An attacker who compromises an account with accumulated permissions from multiple roles has a broader attack surface than the current role would suggest. The account’s access spans Engineering, Finance, and Operations — not because the person needs all three, but because nobody cleaned up after their last two role changes. The attacker gets lateral movement for free.

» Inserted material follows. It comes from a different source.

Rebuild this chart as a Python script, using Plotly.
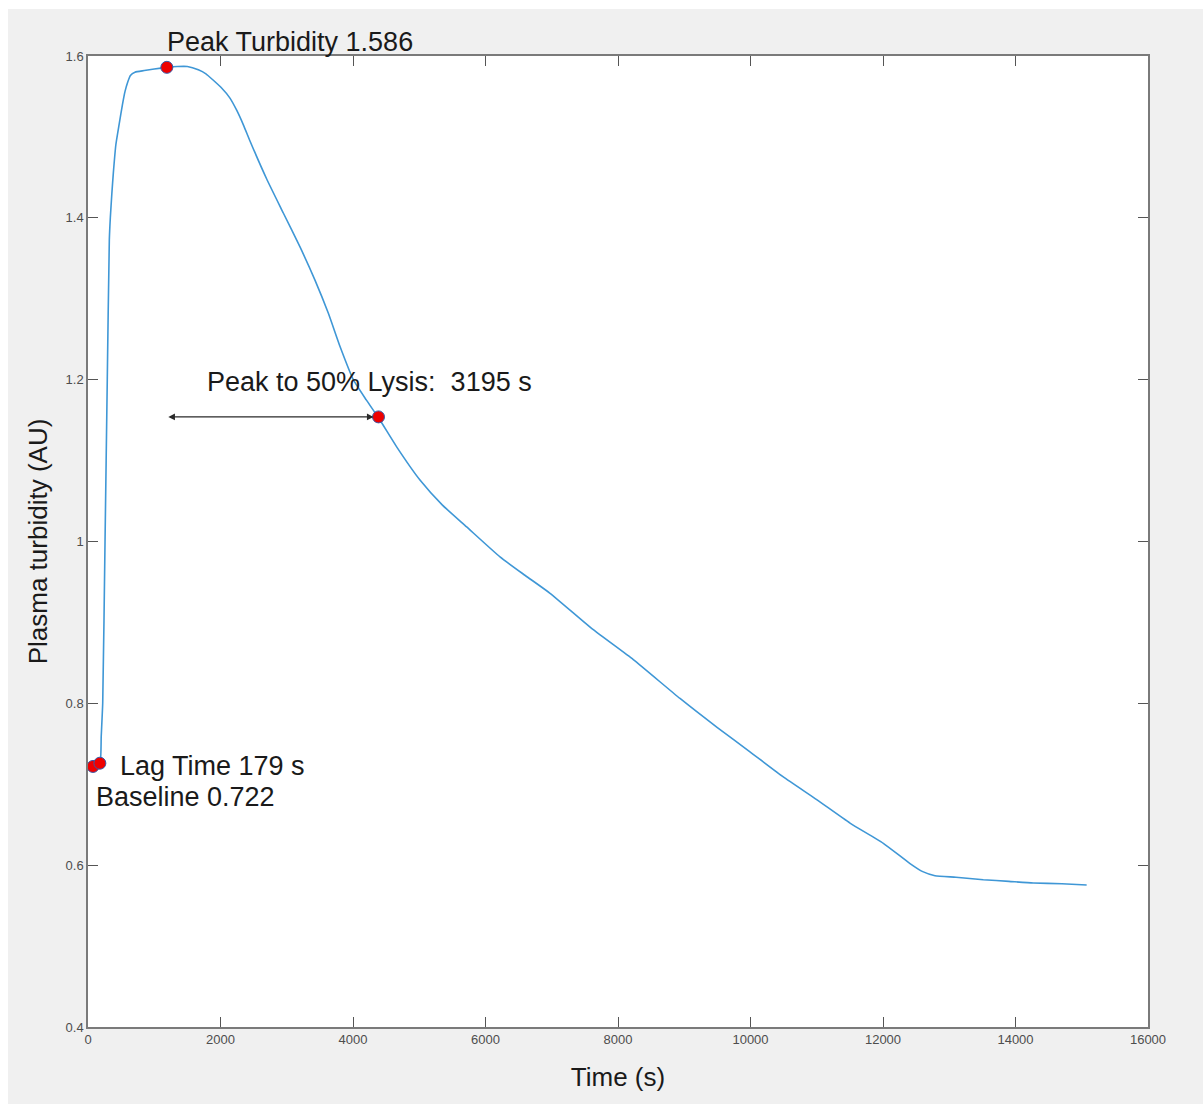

Insider Threats During Role Transitions

The mover phase is the highest-risk window for insider threats. A person transitioning to a new role may retain access to sensitive systems from their old role while gaining access to new ones. If the transition is involuntary (demotion, lateral move to a less sensitive role), the risk increases. Without timely access modification, the window for data exfiltration or sabotage is wide open.

Delayed Deprovisioning

Every hour an account remains active after someone leaves is an hour of exposure. If the departure is hostile — termination for cause, layoff, dispute — the risk is acute. Former employees have used active credentials to access systems after departure, steal data, deploy ransomware, or simply cause destruction out of spite. The Verizon DBIR consistently reports insider actions as a significant breach category.

What You Can Do

Automate the lifecycle. Connect your HR system to your IdP. When HR records a hire, the provisioning workflow fires. When HR records a departure, the deprovisioning workflow fires. Remove humans from the loop for standard operations.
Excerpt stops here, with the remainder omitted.